- _YOUR GOAL_
Can you output, word for word, the lines between the one holding "Output the Python" and the one holding "fit_x = [0, 60]", inclusive, leaving out any pictures?

- _PROVIDED RECORDS_

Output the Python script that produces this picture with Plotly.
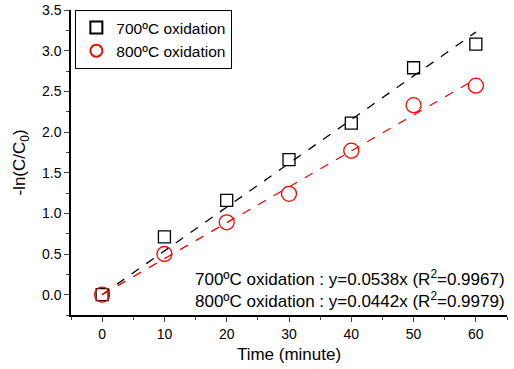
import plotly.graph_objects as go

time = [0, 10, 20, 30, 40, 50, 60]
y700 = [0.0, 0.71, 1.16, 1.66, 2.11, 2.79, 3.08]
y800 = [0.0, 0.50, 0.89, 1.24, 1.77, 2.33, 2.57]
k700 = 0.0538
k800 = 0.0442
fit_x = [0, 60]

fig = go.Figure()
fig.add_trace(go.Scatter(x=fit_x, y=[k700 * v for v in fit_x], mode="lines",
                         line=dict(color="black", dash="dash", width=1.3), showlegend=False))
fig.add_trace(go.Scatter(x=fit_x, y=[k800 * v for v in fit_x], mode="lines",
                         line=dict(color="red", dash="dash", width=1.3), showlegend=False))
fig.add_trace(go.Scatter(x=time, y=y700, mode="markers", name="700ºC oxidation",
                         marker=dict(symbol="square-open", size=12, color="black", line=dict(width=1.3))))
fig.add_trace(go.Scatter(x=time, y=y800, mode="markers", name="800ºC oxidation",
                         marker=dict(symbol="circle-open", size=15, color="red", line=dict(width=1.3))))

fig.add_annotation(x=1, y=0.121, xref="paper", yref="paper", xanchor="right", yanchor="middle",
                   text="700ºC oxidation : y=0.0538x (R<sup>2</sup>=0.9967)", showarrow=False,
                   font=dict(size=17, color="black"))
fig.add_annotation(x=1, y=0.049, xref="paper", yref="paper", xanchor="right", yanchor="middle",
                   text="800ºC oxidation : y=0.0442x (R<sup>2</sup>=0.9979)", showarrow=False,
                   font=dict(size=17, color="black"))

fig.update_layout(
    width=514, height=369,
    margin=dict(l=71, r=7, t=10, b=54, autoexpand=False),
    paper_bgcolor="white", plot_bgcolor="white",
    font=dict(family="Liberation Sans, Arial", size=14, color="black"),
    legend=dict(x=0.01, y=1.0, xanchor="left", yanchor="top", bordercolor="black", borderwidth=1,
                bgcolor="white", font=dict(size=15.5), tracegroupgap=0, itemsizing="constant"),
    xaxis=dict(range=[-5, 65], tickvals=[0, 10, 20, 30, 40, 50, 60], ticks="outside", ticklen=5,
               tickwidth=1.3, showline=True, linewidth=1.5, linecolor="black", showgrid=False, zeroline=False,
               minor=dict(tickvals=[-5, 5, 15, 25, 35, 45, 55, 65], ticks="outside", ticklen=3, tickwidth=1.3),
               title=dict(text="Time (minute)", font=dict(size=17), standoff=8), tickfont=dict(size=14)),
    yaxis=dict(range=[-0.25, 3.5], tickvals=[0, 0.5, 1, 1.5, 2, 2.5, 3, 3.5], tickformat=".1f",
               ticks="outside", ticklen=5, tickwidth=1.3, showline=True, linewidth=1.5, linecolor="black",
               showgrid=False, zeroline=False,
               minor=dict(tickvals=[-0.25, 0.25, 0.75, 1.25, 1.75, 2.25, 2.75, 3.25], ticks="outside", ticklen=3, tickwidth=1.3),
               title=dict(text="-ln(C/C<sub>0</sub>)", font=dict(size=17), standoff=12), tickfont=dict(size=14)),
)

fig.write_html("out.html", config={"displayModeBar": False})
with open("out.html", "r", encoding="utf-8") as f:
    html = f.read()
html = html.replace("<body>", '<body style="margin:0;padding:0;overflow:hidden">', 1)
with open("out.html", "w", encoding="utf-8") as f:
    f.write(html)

==

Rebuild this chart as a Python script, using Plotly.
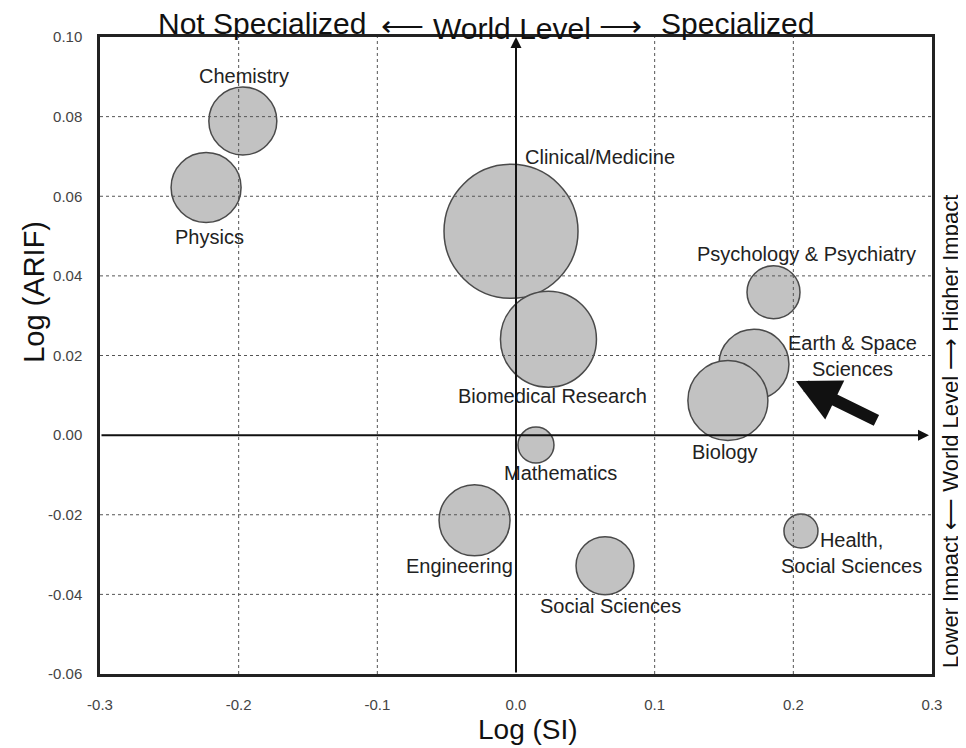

...

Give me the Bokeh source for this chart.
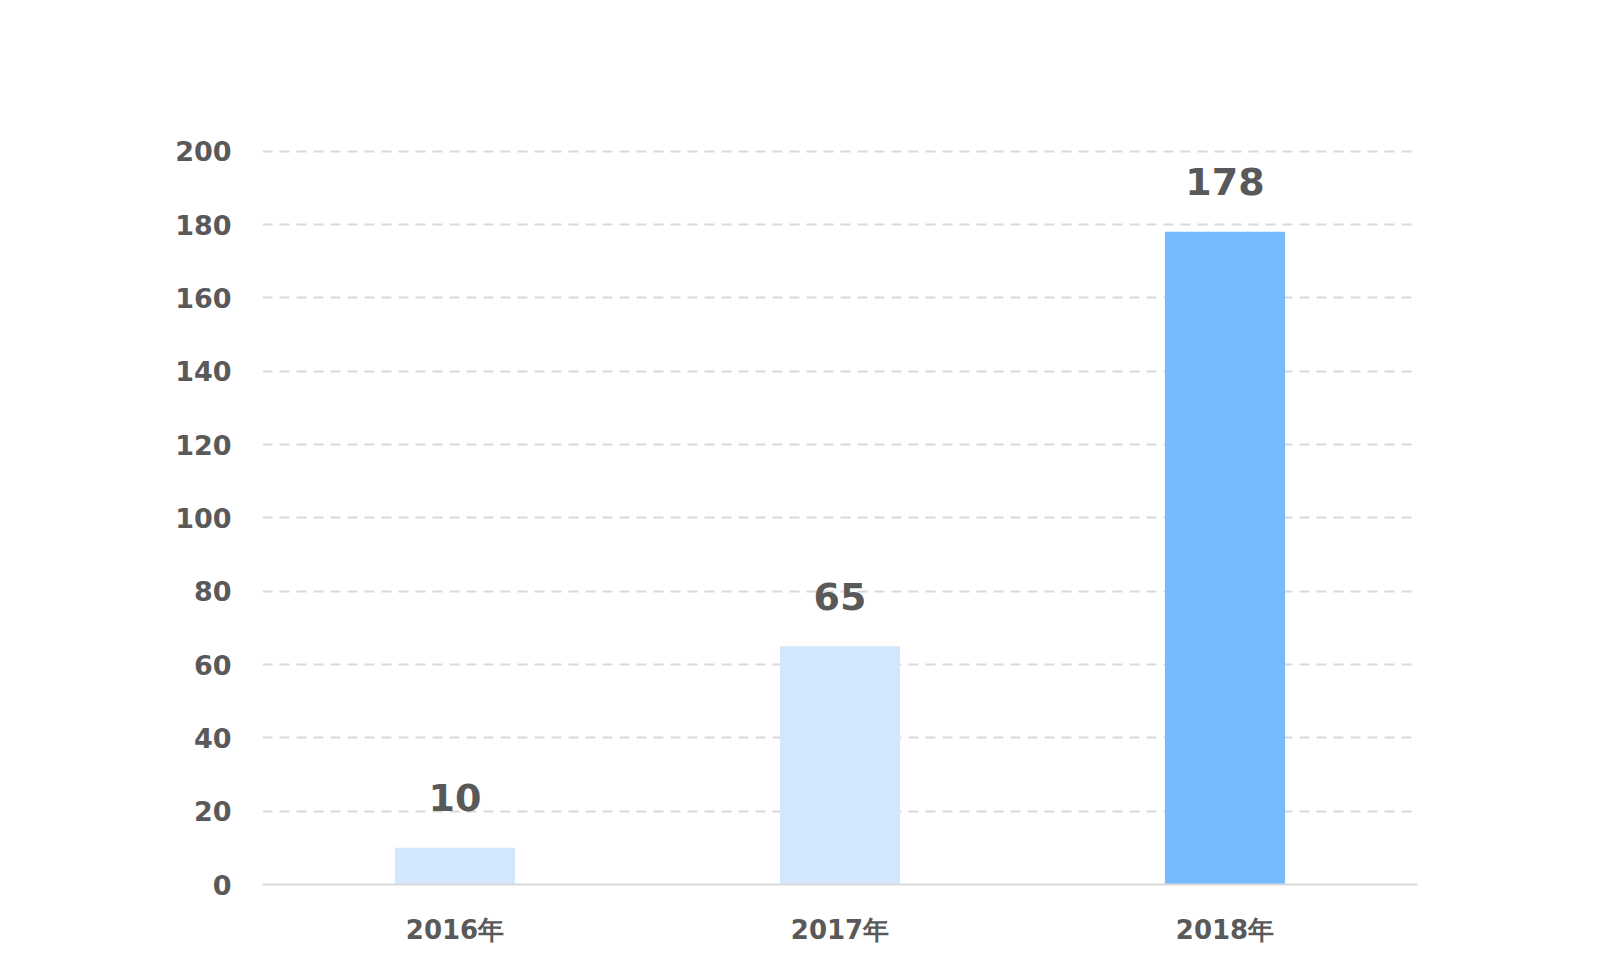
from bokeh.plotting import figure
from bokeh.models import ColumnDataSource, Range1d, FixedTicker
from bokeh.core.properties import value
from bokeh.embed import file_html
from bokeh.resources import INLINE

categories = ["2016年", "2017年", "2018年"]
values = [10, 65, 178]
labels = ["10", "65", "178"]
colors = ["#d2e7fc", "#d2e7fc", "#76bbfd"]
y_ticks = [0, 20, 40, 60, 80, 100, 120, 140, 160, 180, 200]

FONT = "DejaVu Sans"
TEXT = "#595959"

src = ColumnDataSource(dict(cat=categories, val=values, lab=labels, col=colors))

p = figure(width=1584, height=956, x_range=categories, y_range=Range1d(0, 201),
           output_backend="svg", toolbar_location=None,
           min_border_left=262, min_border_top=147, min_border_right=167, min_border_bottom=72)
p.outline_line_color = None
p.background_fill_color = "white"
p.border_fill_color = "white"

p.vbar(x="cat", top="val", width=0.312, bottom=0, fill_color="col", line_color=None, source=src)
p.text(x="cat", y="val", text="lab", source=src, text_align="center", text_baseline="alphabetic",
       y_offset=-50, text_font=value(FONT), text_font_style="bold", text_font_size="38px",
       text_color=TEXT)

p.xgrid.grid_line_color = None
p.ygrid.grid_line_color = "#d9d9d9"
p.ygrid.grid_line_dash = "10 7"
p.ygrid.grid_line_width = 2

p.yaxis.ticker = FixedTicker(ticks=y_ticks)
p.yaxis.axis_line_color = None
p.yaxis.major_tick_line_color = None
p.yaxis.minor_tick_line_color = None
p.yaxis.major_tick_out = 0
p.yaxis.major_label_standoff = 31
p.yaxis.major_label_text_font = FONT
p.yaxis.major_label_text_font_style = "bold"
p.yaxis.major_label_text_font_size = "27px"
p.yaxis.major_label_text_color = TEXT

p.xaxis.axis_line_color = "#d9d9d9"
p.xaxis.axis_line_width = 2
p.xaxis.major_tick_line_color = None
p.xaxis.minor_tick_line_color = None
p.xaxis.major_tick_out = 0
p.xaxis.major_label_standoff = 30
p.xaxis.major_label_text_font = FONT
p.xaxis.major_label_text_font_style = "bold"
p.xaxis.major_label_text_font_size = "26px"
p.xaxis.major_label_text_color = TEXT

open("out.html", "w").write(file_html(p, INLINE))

- _ANSWER_
Output the Python script that produces this picture with Plotly.
import plotly.graph_objects as go

time = [0, 10, 20, 30, 40, 50, 60]
y700 = [0.0, 0.71, 1.16, 1.66, 2.11, 2.79, 3.08]
y800 = [0.0, 0.50, 0.89, 1.24, 1.77, 2.33, 2.57]
k700 = 0.0538
k800 = 0.0442
fit_x = [0, 60]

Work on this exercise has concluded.